16. That decision is authority for the view that, the mere fact that a certain Court was approached in an irregular manner is not a sufficient ground for interference by the High Court. In the Madras case the judgment-debtor failed to raise the objection in the first instance. In the present case the applicant decree-holder did raise the objection in the first instance. On the other hand, it has been pointed out on behalf of the respondents that, under similar circumstances the applicant himself approached the Civil Judge of Banaras in execution.

On the view urged on behalf of the applicant, he was wrong in applying to the Civil Judge for execution. The applicant should have approached the Munsif (City), Banaras for execution, although the pecuniary jurisdiction of the Munsif had been lowered. Thus the applicant was guilty of the same mistake as has been committed by the respondents. It is true that a mistake committed by a party does not confer jurisdiction on a Court. But that circumstance has to be taken into consideration in deciding whether this Court should interfere in revision or not.
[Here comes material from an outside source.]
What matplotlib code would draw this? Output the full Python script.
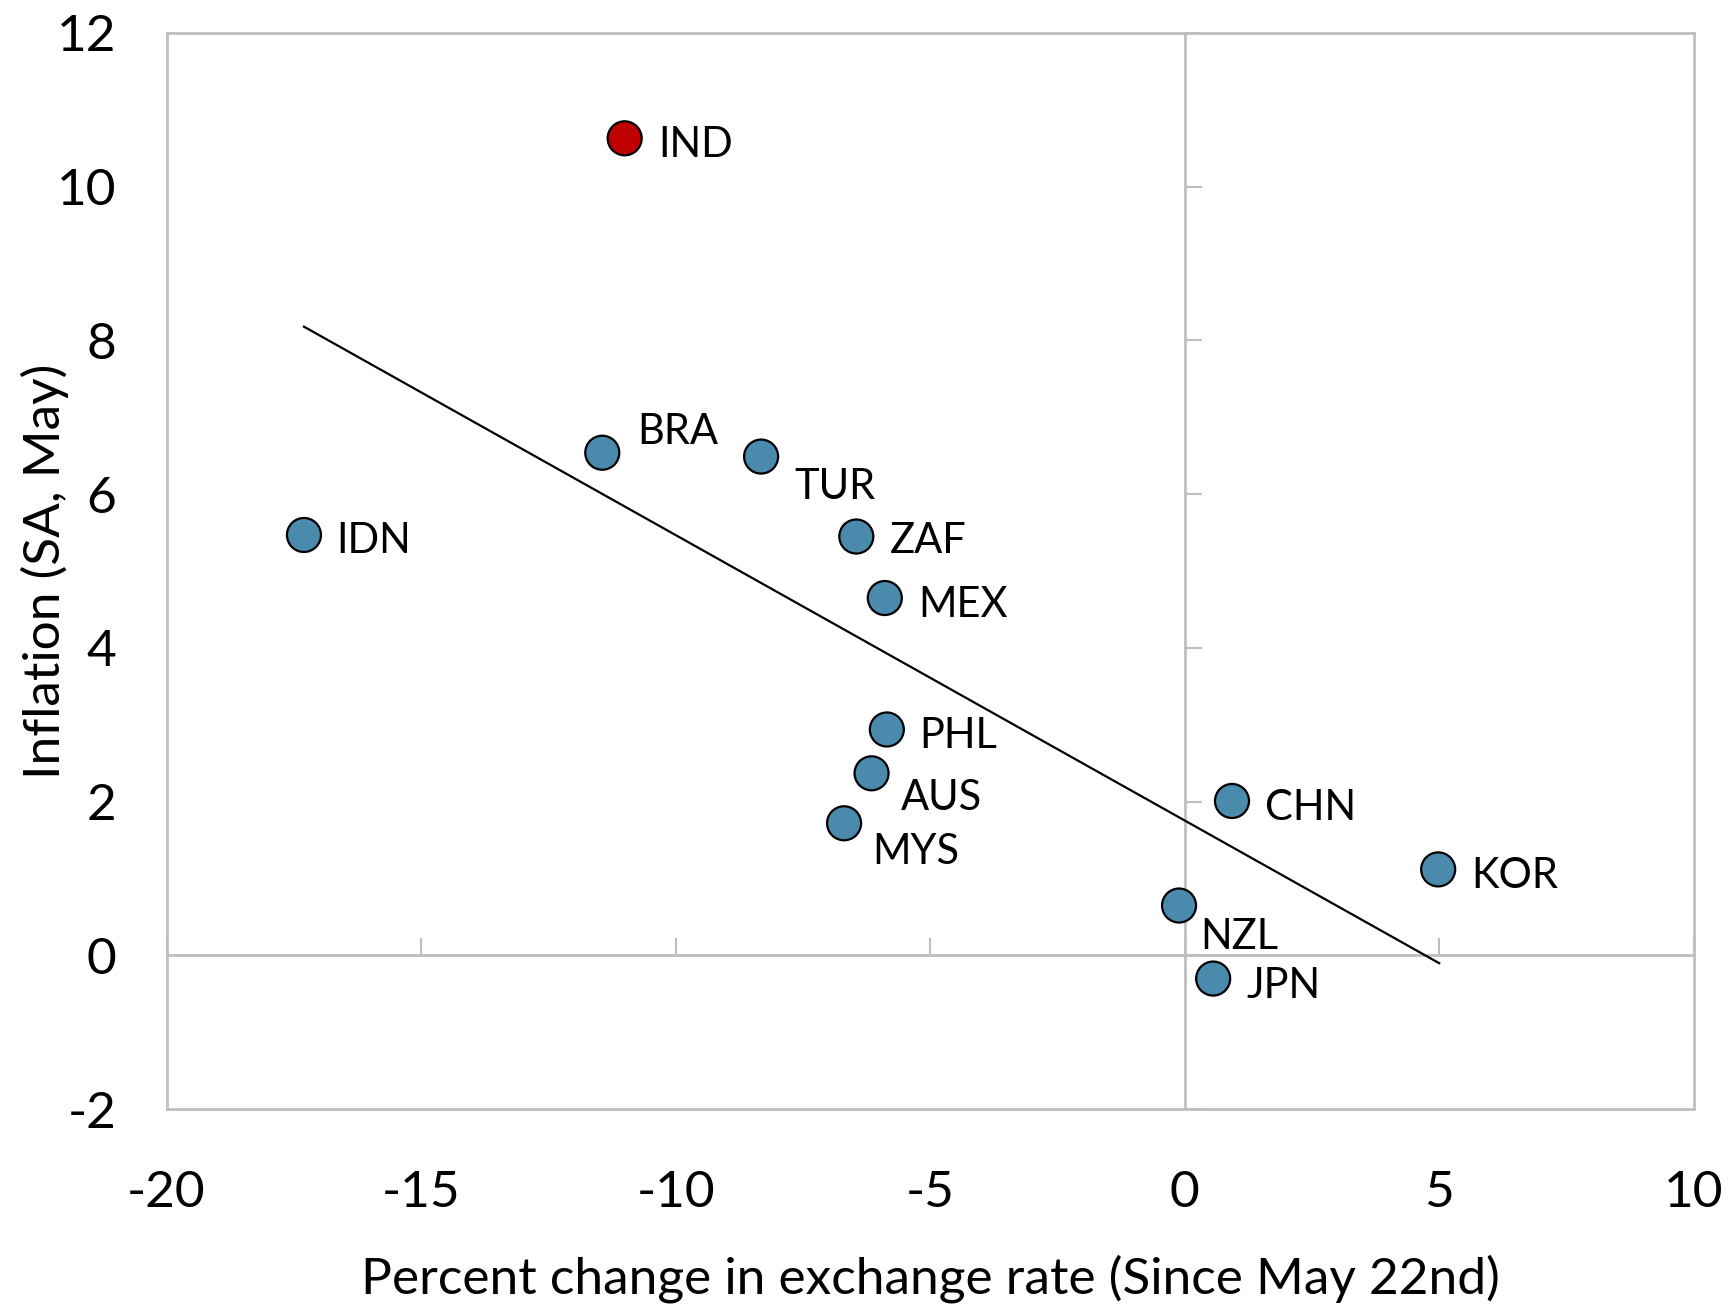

17. This is not a case where the Civil Judge had no jurisdiction at all. I have explained above that, the Civil Judge would have had jurisdiction, had the Civil Judge been approached under Section 39, C. P. C. We are, therefore, dealing with a case where jurisdiction has been exercised in an irregular manner. Considering that the parties are guilty of the same mistake, there is no good ground for interference in revision. Since both the parties are at fault, they may be directed to bear their own costs.

18. The revision is dismissed. Parties shall bear their own costs.